Naturists had feared being targeted by a law meant for flashers
A proposed new sex crime law has been altered by ministers to reassure naturists who had feared it could lead to their arrest.
An amendment to the Sexual Offences Bill removed the word "reckless" from a clause tightening the law on indecent exposure.
The Home Office said the law would now apply only to those who "intentionally expose their genitals knowing or intending that someone will see them and be caused alarm or distress".
Naturists had told ministers that the word "reckless" could hinder their "natural
way of life".
The real target of the clause is flashers.
A Home Office spokeswoman said: "We believe this change will reassure naturists about practising their entirely legitimate lifestyle."
The real target, she said, was "for example the man who exposes himself to a lone woman in a railway carriage, which can be a very distressing experience".
The exposure offence carries a maximum penalty of two years in jail.
The chairman of the Central Council of British Naturism, Mick Ayers, said Britain's estimated 2.5m naturists would be very pleased by the new wording.
"It's a major step as far as we're concerned... it's a major victory for our lobbying," he said.
His fears had been particularly for unofficial naturist locations, such as certain beaches, he said.
Only nine beaches in the UK are legally designated as naturist, he said, although about 400 beaches are traditionally used by nudists.
"So if a member of the public strolls along, unaware of what the beach is used for, and stumbles across a group of naked people, they could indeed have argued they were alarmed and distressed," he said.

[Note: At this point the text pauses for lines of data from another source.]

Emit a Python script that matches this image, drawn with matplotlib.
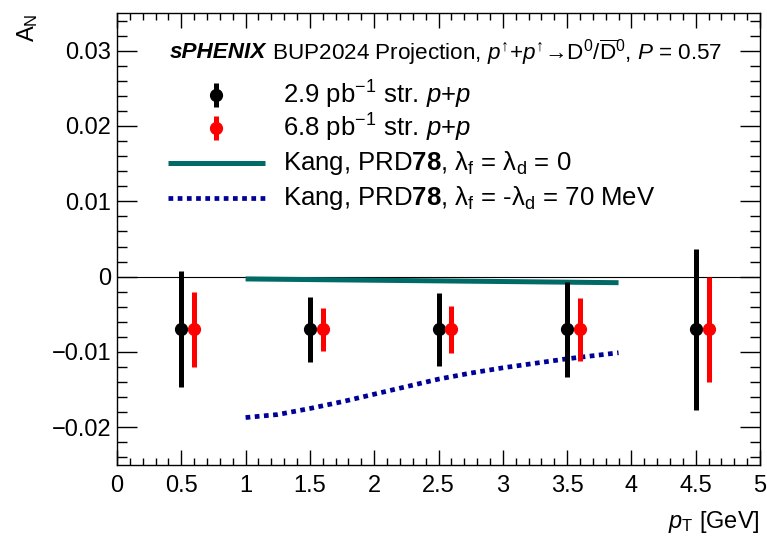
import matplotlib
matplotlib.use("Agg")
import matplotlib.pyplot as plt
from matplotlib.ticker import FixedLocator, MultipleLocator, FixedFormatter

plt.rcParams['font.family'] = ['Liberation Sans', 'DejaVu Sans']
plt.rcParams['mathtext.fontset'] = 'custom'
plt.rcParams['mathtext.rm'] = 'Liberation Sans'
plt.rcParams['mathtext.it'] = 'Liberation Sans:italic'
plt.rcParams['mathtext.bf'] = 'Liberation Sans:bold'

# ---- data ----
pt_black = [0.5, 1.5, 2.5, 3.5, 4.5]
pt_red = [0.6, 1.6, 2.6, 3.6, 4.6]
an_black = [-0.007, -0.007, -0.007, -0.007, -0.007]
an_red = [-0.007, -0.007, -0.007, -0.007, -0.007]
err_black = [0.0077, 0.0043, 0.0048, 0.0063, 0.0107]
err_red = [0.0050, 0.0029, 0.0031, 0.0042, 0.0070]

kang0_pt = [1.0, 3.9]
kang0_an = [-0.0003, -0.0008]

kang70_pt = [1.0, 1.25, 1.5, 1.75, 2.0, 2.25, 2.5, 2.75, 3.0, 3.25, 3.5, 3.75, 3.9]
kang70_an = [-0.0187, -0.0183, -0.0175, -0.0166, -0.0156, -0.0146, -0.0136,
             -0.0128, -0.0121, -0.0115, -0.0109, -0.0104, -0.0101]

xticks = [0, 0.5, 1, 1.5, 2, 2.5, 3, 3.5, 4, 4.5, 5]
xticklabels = ["0", "0.5", "1", "1.5", "2", "2.5", "3", "3.5", "4", "4.5", "5"]
yticks = [-0.02, -0.01, 0, 0.01, 0.02, 0.03]
yticklabels = ["\u22120.02", "\u22120.01", "0", "0.01", "0.02", "0.03"]

labels = [r"2.9 pb$^{-1}$ str. $p$+$p$",
          r"6.8 pb$^{-1}$ str. $p$+$p$",
          r"Kang, PRD$\mathbf{78}$, λ$_{\mathrm{f}}$ = λ$_{\mathrm{d}}$ = 0",
          r"Kang, PRD$\mathbf{78}$, λ$_{\mathrm{f}}$ = -λ$_{\mathrm{d}}$ = 70 MeV"]

BLACK = "black"
RED = "#ff0000"
TEAL = "#006a66"
NAVY = "#000099"

fig = plt.figure(figsize=(7.67, 5.43), dpi=100)
W, H = 767, 543
L, R, T, B = 117, 760, 13, 465
ax = fig.add_axes([L / W, 1 - B / H, (R - L) / W, (B - T) / H])
ax.set_xlim(0, 5)
ax.set_ylim(-0.025, 0.035)

ax.axhline(0, color="black", lw=0.8, zorder=1)

ax.plot(kang0_pt, kang0_an, color=TEAL, lw=3.6, solid_capstyle='butt', zorder=2)
ax.plot(kang70_pt, kang70_an, color=NAVY, lw=3.4, dashes=(1.0, 0.95),
        dash_capstyle='butt', zorder=2)

ax.errorbar(pt_black, an_black, yerr=err_black, fmt='o', color=BLACK, ms=8.5,
            elinewidth=3.6, capsize=0, zorder=3)
ax.errorbar(pt_red, an_red, yerr=err_red, fmt='o', color=RED, ms=8.5,
            elinewidth=3.6, capsize=0, zorder=3)

# ticks
ax.xaxis.set_major_locator(FixedLocator(xticks))
ax.xaxis.set_major_formatter(FixedFormatter(xticklabels))
ax.xaxis.set_minor_locator(MultipleLocator(0.1))
ax.yaxis.set_major_locator(FixedLocator(yticks))
ax.yaxis.set_major_formatter(FixedFormatter(yticklabels))
ax.yaxis.set_minor_locator(MultipleLocator(0.002))
ax.tick_params(axis='both', which='both', direction='in', top=True, right=True,
               color='black', width=1.0, labelsize=17)
ax.tick_params(axis='y', which='major', length=14.4, pad=4)
ax.tick_params(axis='y', which='minor', length=7.2)
ax.tick_params(axis='x', which='major', length=10.5, pad=7)
ax.tick_params(axis='x', which='minor', length=5)
for s in ax.spines.values():
    s.set_linewidth(1.0)

# axis titles
fig.text(28 / W, 1 - 13 / H, r"A$_{\mathrm{N}}$", rotation=90, ha='center', va='top',
         fontsize=17)
fig.text(760 / W, 1 - 522 / H, r"$p_{\mathrm{T}}$ [GeV]", ha='right', va='center',
         fontsize=17)

# legend / header
def axfx(px):
    return (px - L) / (R - L)

def axfy(py):
    return (B - py) / (B - T)

t1 = ax.text(axfx(170), axfy(52), "sPHENIX", transform=ax.transAxes, fontsize=16.2,
             fontweight='bold', fontstyle='italic', ha='left', va='center')
ax.annotate(r" BUP2024 Projection, $p^{↑}$+$p^{↑}$→D$^{0}$/$\overline{\mathrm{D}}^{0}$, $P$ = 0.57",
            xy=(1, 0.5), xycoords=t1, ha='left', va='center', fontsize=16.2)

rows_y = [95, 128, 163, 198]
mx = axfx(216)
for i, c in enumerate([BLACK, RED]):
    y = axfy(rows_y[i])
    ax.plot([mx, mx], [y - 12 / (B - T), y + 12 / (B - T)], color=c, lw=3.6,
            transform=ax.transAxes, solid_capstyle='butt', clip_on=False)
    ax.plot([mx], [y], 'o', color=c, ms=8.5, transform=ax.transAxes, clip_on=False)
y3 = axfy(rows_y[2])
ax.plot([axfx(168), axfx(265)], [y3, y3], color=TEAL, lw=3.6, transform=ax.transAxes,
        solid_capstyle='butt')
y4 = axfy(rows_y[3])
ax.plot([axfx(168), axfx(265)], [y4, y4], color=NAVY, lw=3.4, dashes=(1.0, 0.95),
        dash_capstyle='butt', transform=ax.transAxes)
for i, lab in enumerate(labels):
    ax.text(axfx(283), axfy(rows_y[i]), lab, transform=ax.transAxes, fontsize=18.5,
            ha='left', va='center')

fig.savefig("out.png", dpi=100)
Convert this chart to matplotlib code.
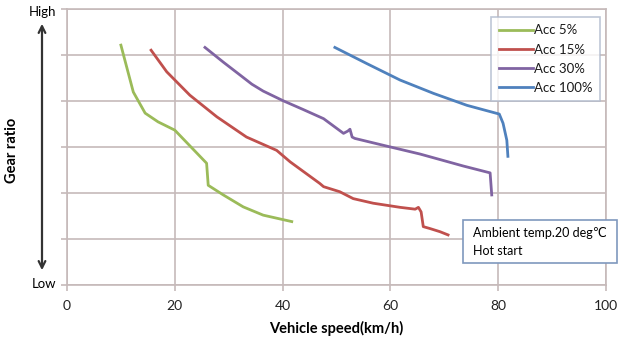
import matplotlib.pyplot as plt
from matplotlib.patches import Rectangle

plt.rcParams['font.family'] = ['Lato', 'DejaVu Sans']

# data (y is in grid steps, 0 = Low, 6 = High)
acc5_x = [10.0, 12.3, 14.5, 16.9, 20.0, 25.9, 26.2, 29.0, 32.7, 36.4, 41.7]
acc5_y = [5.22, 4.20, 3.74, 3.55, 3.37, 2.65, 2.17, 1.96, 1.70, 1.52, 1.38]

acc15_x = [15.6, 18.5, 22.8, 27.8, 33.3, 38.9, 41.4, 46.9, 47.6, 50.6, 53.1,
           56.8, 61.8, 64.6, 65.2, 65.7, 66.1, 67.3, 69.2, 70.7]
acc15_y = [5.11, 4.64, 4.13, 3.66, 3.22, 2.93, 2.68, 2.21, 2.14, 2.03, 1.88,
           1.78, 1.69, 1.65, 1.69, 1.59, 1.27, 1.23, 1.16, 1.09]

acc30_x = [25.6, 29.0, 32.1, 34.3, 36.4, 40.1, 43.8, 47.6, 51.3, 52.1, 52.5, 52.9,
           53.4, 58.7, 65.5, 69.2, 73.5, 78.5, 78.8]
acc30_y = [5.17, 4.85, 4.57, 4.37, 4.22, 4.01, 3.82, 3.62, 3.30, 3.35, 3.39, 3.22,
           3.19, 3.04, 2.85, 2.73, 2.59, 2.44, 1.96]

acc100_x = [49.7, 55.6, 61.8, 68.0, 74.2, 80.2, 80.9, 81.6, 81.8]
acc100_y = [5.17, 4.82, 4.46, 4.17, 3.91, 3.72, 3.52, 3.15, 2.80]

labels = ['Acc 5%', 'Acc 15%', 'Acc 30%', 'Acc 100%']
colors = ['#9BBB59', '#C0504D', '#8064A2', '#4F81BD']

fig = plt.figure(figsize=(6.21, 3.42), dpi=100)
ax = fig.add_axes([67/621, 1 - 285/342, (606 - 67)/621, (285 - 9.3)/342])

grid_c = '#C6BABA'
series = [(acc5_x, acc5_y), (acc15_x, acc15_y), (acc30_x, acc30_y), (acc100_x, acc100_y)]
for (xs, ys), lab, c in zip(series, labels, colors):
    ax.plot(xs, ys, color=c, lw=2, label=lab, zorder=3)

ax.set_xlim(0, 100)
ax.set_ylim(0, 6)
ax.set_xticks([0, 20, 40, 60, 80, 100])
ax.set_yticks(range(7))
ax.set_yticklabels([])
ax.grid(True, color=grid_c, lw=1.2)
for s in ax.spines.values():
    s.set_color(grid_c)
    s.set_linewidth(1.2)
ax.tick_params(axis='both', color=grid_c, length=4, width=1.2, labelsize=10,
               labelcolor='#222222')
ax.tick_params(axis='x', pad=7)
ax.set_xlabel('Vehicle speed(km/h)', fontsize=10.5, fontweight='bold', labelpad=6)

leg = ax.legend(loc='upper right', bbox_to_anchor=(0.989, 0.972), fontsize=9.5,
                frameon=True, fancybox=False, edgecolor='#AEB9CC', handlelength=2.6,
                handletextpad=0.1, labelspacing=0.55, borderpad=0.55,
                borderaxespad=0)
leg.get_frame().set_linewidth(1.2)
for t in leg.get_texts():
    t.set_color('#1a1a1a')

# y-axis decoration
fig.text(42/621, 1 - 12/342, 'High', ha='center', va='center', fontsize=9.5)
fig.text(44/621, 1 - 284/342, 'Low', ha='center', va='center', fontsize=9.5)
fig.text(12/621, 1 - 150/342, 'Gear ratio', rotation=90, ha='center', va='center',
         fontsize=10.5, fontweight='bold')
ax.annotate('', xy=(42/621, 1 - 21/342), xytext=(42/621, 1 - 273/342),
            xycoords='figure fraction', textcoords='figure fraction',
            arrowprops=dict(arrowstyle='<->', color='#333333', lw=1.6,
                            mutation_scale=12))

# note box
fig.patches.append(Rectangle((463/621, 1 - 263/342), 154/621, 43/342,
                             transform=fig.transFigure, facecolor='white',
                             edgecolor='#7F98BD', lw=1.2, zorder=5))
fig.text(473/621, 1 - 233/342, 'Ambient temp.20 deg\u2103', ha='left', va='center',
         fontsize=9, zorder=6)
fig.text(473/621, 1 - 251/342, 'Hot start', ha='left', va='center',
         fontsize=9, zorder=6)

fig.savefig('out.png', dpi=100)
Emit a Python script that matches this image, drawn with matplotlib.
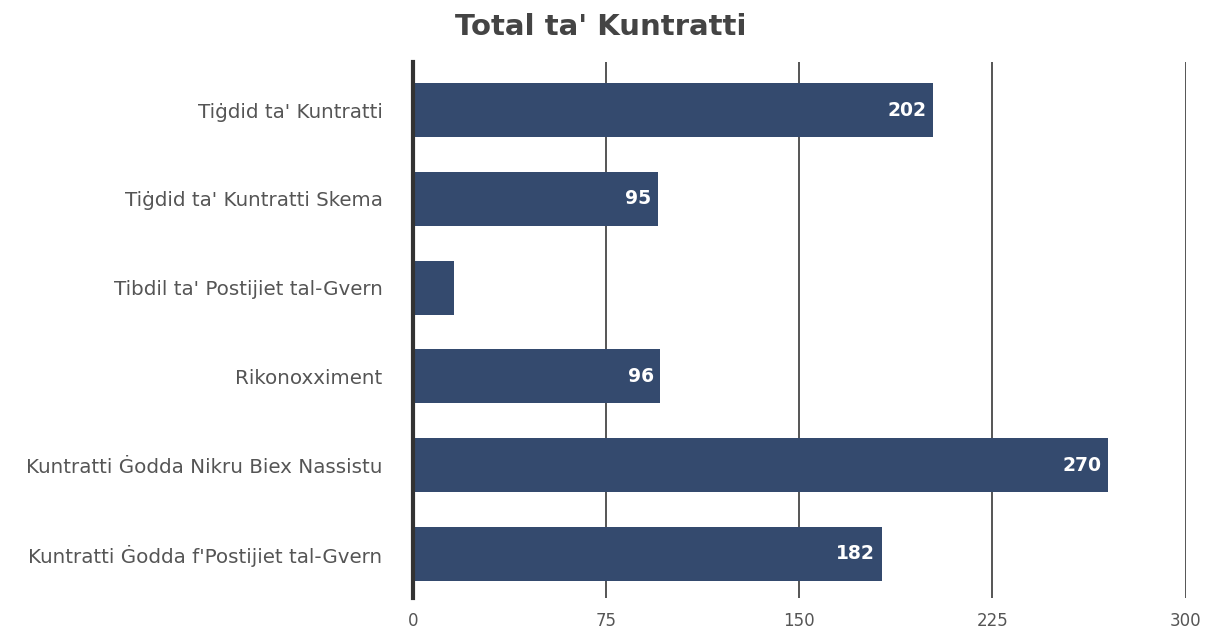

Mr Ayers said he hoped the wording of other clauses in the Bill, such as one against voyeurism which currently gives protection only in buildings, could also be tweaked to further protect naturists.
Another clause in the Bill, targeting people who have sex in public, has already been dropped after complaints that it was confusing and illogical.
Commentators said it could have been used against couples making love in their garden, but not in their house with the curtains open.